There is at least one way you can slice restaurant reviews to find a big gap. The longer the review, the lower the rating. That’s true whether the review is being tapped out on a smartphone or typed on a desktop keyboard. Take the top 25 percent of mobile reviews by length, and the average rating is 3.31. The 25 percent shortest? A generous 4.10.
Shorter and more positive reviews are more likely than longer and more negative reviews to use adjectives such as “great,” “best,” “awesome,” and “amazing,” summing up the experience in a word. Imagine a review that has to fit in a text message or a tweet: succinct and to the point. One review like this ends with, “Great outdoor seating area. Ocean view. Cash only.”

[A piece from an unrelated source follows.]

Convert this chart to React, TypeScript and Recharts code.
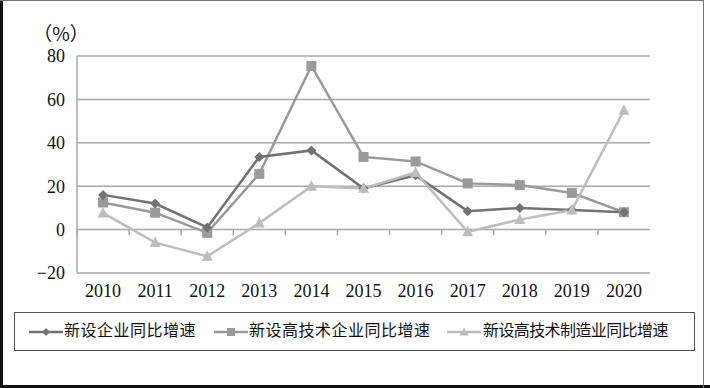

Longer, more downbeat reviews tell unhappy stories: “ordered,” “came,” “minutes,” “asked,” and “wanted.” Consider this review that precedes a thorough, dated, price-included breakdown of every dish ordered with a sentence summing it all up: “Bottom Line — The restaurant (both the food and the service) needs quite a bit of improvement.”
I think it was one of Leo Tolstoy’s children who said, “All happy meals are alike; each unhappy meal is unhappy in its own way.”